In the new reservation state, formulate a question to the user depending on the info in the form. If the user does not answer and the weirdUtterancesInRow counter overflows, stop trying to complete the form and return to the start state.
In the onUtterance handler of the reservation state, check if the requested information is given through entities. If yes, add it to the form and continue the loop. If not, increment the weirdUtterancesInRow counter to avoid getting stuck in an endless loop.
At the same time the avatar can continue answering clarifying questions without stopping the form filling process, using the intent check in the onUtterance handler.

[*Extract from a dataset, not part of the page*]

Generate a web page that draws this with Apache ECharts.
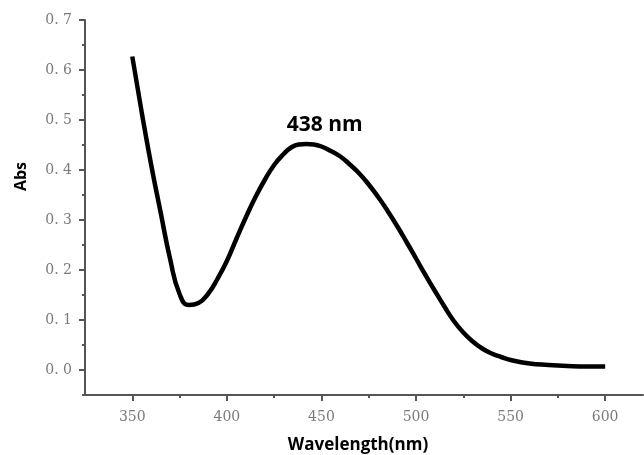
<!DOCTYPE html>
<html>
<head>
<meta charset="utf-8">
<script src="https://cdn.jsdelivr.net/npm/echarts@6/dist/echarts.min.js"></script>
<style>
  html, body { margin: 0; padding: 0; background: #fff; }
  #chart { width: 644px; height: 455px; }
</style>
</head>
<body>
<div id="chart"></div>
<script>
// UV-Vis absorption spectrum
const wavelengths = [350, 355, 360, 365, 370, 375, 380, 385, 390, 395, 400, 405, 410, 415, 420, 425, 430, 434, 438, 442, 446, 450, 455, 460, 465, 470, 475, 480, 485, 490, 495, 500, 505, 510, 515, 520, 525, 530, 535, 540, 545, 550, 560, 570, 580, 590, 600];
const absorbance = [0.627, 0.515, 0.41, 0.315, 0.222, 0.152, 0.13, 0.134, 0.152, 0.182, 0.218, 0.262, 0.305, 0.345, 0.38, 0.41, 0.432, 0.445, 0.451, 0.452, 0.451, 0.447, 0.438, 0.427, 0.411, 0.393, 0.371, 0.346, 0.318, 0.288, 0.256, 0.223, 0.19, 0.158, 0.127, 0.098, 0.075, 0.057, 0.043, 0.033, 0.026, 0.02, 0.013, 0.01, 0.008, 0.007, 0.007];
const peakWavelength = 438;
const peakAbs = 0.451;

const xMajorTicks = [350, 400, 450, 500, 550, 600];
const xMinorTicks = [375, 425, 475, 525, 575];
const yMajorTicks = [0, 0.1, 0.2, 0.3, 0.4, 0.5, 0.6, 0.7];

const points = wavelengths.map((w, i) => [w, absorbance[i]]);

const axisColor = '#555';
const labelStyle = { color: '#7a7a7a', fontFamily: 'DejaVu Serif', fontSize: 14 };

const chart = echarts.init(document.getElementById('chart'));
chart.setOption({
  animation: false,
  backgroundColor: '#fff',
  grid: { left: 85, right: 1, top: 20, bottom: 60, containLabel: false, outerBoundsMode: 'none' },
  xAxis: [
    {
      type: 'value', min: 325, max: 620, position: 'bottom',
      name: 'Wavelength(nm)', nameLocation: 'middle', nameGap: 42,
      nameTextStyle: { fontFamily: 'Open Sans', fontWeight: 'bold', fontSize: 17, color: '#000', padding: [0, 12, 0, 0] },
      axisLine: { show: true, onZero: false, lineStyle: { color: axisColor, width: 2 } },
      axisTick: { show: true, inside: false, length: 6, customValues: xMajorTicks, lineStyle: { color: axisColor, width: 2 } },
      axisLabel: { customValues: xMajorTicks, margin: 15, ...labelStyle },
      splitLine: { show: false }
    },
    {
      type: 'value', min: 325, max: 620, position: 'bottom',
      axisLine: { show: false, onZero: false },
      axisTick: { show: true, length: 3, customValues: xMinorTicks, lineStyle: { color: axisColor, width: 2 } },
      axisLabel: { show: false },
      splitLine: { show: false }
    }
  ],
  yAxis: [
    {
      type: 'value', min: -0.05, max: 0.7, position: 'left',
      name: 'Abs', nameLocation: 'middle', nameGap: 56, nameRotate: 90,
      nameTextStyle: { fontFamily: 'Open Sans', fontWeight: 'bold', fontSize: 16, color: '#000', padding: [0, 0, 0, 62] },
      axisLine: { show: true, onZero: false, lineStyle: { color: axisColor, width: 2 } },
      axisTick: { show: true, length: 6, customValues: yMajorTicks, lineStyle: { color: axisColor, width: 2 } },
      axisLabel: { customValues: yMajorTicks, margin: 13, formatter: v => v.toFixed(1).replace('.', '. '), ...labelStyle },
      splitLine: { show: false }
    },
    {
      type: 'value', min: -0.05, max: 0.7, interval: 0.05, position: 'left',
      axisLine: { show: false, onZero: false },
      axisTick: { show: true, length: 3, lineStyle: { color: axisColor, width: 2 } },
      axisLabel: { show: false },
      splitLine: { show: false }
    }
  ],
  series: [
    {
      type: 'line',
      data: points,
      smooth: 0.5,
      showSymbol: false,
      lineStyle: { color: '#000', width: 4.5 },
      markPoint: {
        symbol: 'circle', symbolSize: 0,
        data: [{ coord: [peakWavelength, peakAbs], value: peakWavelength }],
        label: {
          show: true, position: 'top', offset: [26, -4],
          formatter: p => p.value + ' nm',
          fontFamily: 'Open Sans', fontWeight: 'bold', fontSize: 21, color: '#000'
        }
      }
    }
  ]
});
</script>
</body>
</html>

In the reservationConfirm state, double-check the provided information. If everything is ok, ask if you can help with something else by returning to the start state.
The final state passes the information from the form to the scenario. Alternatively, you can send it to your CRM/backend right from the avatar scenario by calling the httpRequest method.
Now, you have a fully functional bot with a complex scenario that supports a flexible and natural flow of dialog. Let’s integrate it with telephony.
Integrate with telephony and chat
You have two integration options:
Using the Avatar class - you will have fine-grained control over integration
Using the VoiceAvatar class - it already has ASR + TTS integration with telephony and avatar logic
Let’s implement the second one.
To do that:
- Copy the code from the Integration section of your avatar.
- Create a platform scenario and paste the code there.
- Specify ASR and TTS options in the configuration step (select a language and voice).
- Set everything up to handle calls via this scenario and test it.
Congratulations! Now you can call your avatar and have a voice conversation with it.
Refer to the AvatarEngine and VoxEngine.VoximplantAvatar API references to create a more complex solution.